**PROVIDED MATERIAL**
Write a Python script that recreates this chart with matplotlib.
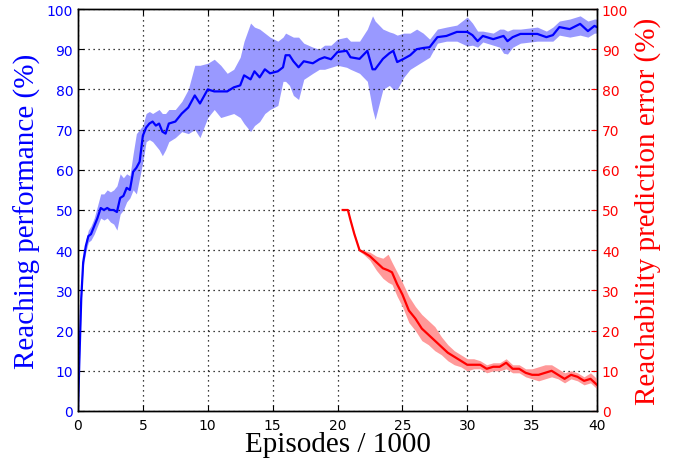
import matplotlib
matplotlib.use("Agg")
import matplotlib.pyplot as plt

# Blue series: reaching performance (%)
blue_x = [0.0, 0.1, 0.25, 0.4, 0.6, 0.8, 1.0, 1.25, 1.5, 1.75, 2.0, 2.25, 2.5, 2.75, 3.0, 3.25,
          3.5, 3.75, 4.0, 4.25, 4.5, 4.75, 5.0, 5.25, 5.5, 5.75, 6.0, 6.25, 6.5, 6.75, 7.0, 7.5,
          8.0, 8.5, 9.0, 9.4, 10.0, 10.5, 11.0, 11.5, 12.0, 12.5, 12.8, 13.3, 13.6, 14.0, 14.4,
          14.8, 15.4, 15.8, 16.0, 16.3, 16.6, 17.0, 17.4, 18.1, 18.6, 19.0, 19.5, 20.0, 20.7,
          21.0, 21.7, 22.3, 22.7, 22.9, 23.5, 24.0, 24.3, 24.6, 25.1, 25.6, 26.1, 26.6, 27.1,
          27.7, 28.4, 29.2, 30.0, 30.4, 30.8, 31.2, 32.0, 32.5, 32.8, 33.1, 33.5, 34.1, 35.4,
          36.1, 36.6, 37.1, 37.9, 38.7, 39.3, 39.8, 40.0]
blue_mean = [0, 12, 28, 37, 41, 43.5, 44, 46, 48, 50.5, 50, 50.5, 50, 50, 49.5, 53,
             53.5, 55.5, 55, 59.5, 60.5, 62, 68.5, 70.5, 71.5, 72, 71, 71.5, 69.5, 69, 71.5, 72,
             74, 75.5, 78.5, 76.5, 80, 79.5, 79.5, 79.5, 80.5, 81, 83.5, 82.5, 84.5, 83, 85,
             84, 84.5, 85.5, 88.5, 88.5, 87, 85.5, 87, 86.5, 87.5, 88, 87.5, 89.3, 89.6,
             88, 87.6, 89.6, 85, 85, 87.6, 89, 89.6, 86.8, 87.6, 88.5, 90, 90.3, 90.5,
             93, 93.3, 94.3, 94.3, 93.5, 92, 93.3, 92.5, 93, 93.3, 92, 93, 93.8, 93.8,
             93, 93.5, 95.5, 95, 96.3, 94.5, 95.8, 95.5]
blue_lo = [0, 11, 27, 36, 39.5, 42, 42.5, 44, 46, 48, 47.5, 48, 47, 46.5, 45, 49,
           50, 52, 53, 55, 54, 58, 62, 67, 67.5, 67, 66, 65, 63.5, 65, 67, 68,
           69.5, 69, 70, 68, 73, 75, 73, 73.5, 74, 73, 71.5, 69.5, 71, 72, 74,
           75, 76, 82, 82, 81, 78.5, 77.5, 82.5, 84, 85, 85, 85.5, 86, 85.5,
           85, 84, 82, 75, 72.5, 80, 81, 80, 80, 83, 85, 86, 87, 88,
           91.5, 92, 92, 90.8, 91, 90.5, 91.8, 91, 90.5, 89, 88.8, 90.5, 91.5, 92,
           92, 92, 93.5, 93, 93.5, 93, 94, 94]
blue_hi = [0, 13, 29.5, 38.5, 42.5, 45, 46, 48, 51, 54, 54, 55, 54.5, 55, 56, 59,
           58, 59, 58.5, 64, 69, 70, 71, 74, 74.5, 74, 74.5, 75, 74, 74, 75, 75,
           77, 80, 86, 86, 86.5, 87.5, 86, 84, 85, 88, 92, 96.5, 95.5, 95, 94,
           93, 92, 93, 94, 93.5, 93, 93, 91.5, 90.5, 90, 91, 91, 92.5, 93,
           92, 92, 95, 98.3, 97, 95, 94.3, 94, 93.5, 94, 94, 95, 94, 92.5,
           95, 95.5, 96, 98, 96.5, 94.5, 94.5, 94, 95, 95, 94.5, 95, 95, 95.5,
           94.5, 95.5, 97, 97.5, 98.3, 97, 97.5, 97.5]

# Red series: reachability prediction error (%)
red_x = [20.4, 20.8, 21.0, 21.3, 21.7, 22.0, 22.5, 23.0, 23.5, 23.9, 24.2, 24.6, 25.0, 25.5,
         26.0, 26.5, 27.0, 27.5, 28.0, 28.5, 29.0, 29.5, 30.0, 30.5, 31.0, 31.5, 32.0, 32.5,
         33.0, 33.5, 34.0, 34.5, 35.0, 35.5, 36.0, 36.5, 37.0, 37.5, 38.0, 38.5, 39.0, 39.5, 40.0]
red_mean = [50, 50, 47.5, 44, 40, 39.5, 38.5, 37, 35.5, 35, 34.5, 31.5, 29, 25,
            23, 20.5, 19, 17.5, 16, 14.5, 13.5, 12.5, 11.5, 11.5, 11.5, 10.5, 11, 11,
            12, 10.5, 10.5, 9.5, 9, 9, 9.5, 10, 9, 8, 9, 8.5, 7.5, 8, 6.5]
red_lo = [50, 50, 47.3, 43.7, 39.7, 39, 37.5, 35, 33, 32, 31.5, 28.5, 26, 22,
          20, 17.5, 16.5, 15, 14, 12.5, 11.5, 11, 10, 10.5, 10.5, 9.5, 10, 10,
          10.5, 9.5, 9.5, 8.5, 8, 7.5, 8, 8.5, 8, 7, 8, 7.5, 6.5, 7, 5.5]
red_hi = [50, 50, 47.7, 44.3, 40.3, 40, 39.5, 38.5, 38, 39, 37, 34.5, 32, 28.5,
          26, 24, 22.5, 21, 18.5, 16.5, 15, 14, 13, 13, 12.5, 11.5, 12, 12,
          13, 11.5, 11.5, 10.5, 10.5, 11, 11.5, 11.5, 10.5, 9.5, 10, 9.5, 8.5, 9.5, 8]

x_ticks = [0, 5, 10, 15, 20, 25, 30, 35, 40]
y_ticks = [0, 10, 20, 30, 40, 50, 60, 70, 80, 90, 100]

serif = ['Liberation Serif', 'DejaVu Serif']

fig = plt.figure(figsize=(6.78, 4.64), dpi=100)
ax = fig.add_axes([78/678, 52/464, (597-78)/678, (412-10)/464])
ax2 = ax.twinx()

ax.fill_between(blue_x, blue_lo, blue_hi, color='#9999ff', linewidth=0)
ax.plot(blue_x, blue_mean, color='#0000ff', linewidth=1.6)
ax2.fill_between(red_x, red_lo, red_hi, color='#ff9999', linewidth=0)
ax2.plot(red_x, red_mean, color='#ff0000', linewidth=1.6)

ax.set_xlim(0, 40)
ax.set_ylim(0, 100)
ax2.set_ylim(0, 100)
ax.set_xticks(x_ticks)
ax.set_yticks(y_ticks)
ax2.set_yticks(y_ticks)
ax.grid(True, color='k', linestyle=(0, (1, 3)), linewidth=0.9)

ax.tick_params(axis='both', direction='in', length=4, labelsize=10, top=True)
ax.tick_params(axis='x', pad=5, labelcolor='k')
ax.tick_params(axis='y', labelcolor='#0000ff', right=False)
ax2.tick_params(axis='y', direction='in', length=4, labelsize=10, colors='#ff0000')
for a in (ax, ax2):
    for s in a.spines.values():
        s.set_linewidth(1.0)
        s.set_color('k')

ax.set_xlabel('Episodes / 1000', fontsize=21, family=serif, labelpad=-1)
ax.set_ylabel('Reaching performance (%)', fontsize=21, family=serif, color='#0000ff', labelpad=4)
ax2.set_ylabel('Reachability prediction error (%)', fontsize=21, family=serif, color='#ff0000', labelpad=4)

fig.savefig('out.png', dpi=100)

* * *

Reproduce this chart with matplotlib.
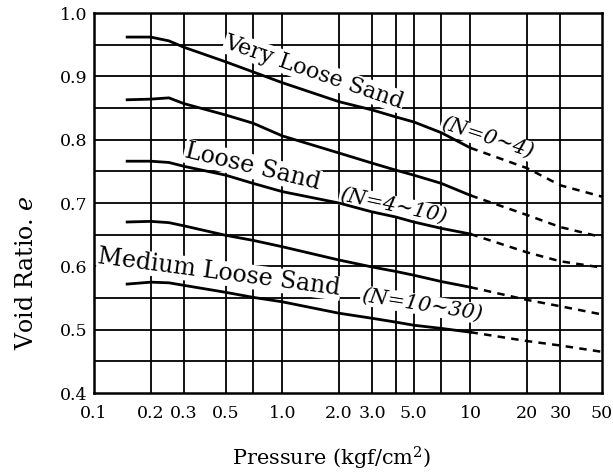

**REQUEST**
Nothing but the lines from the one with "Write a Python" through the one with "import matplotlib.pyplot as plt" should be copied, word for word. Pictures are left out.

**FULL RESPONSE**
Write a Python script that recreates this chart with matplotlib.
import matplotlib
matplotlib.use("Agg")
import matplotlib.pyplot as plt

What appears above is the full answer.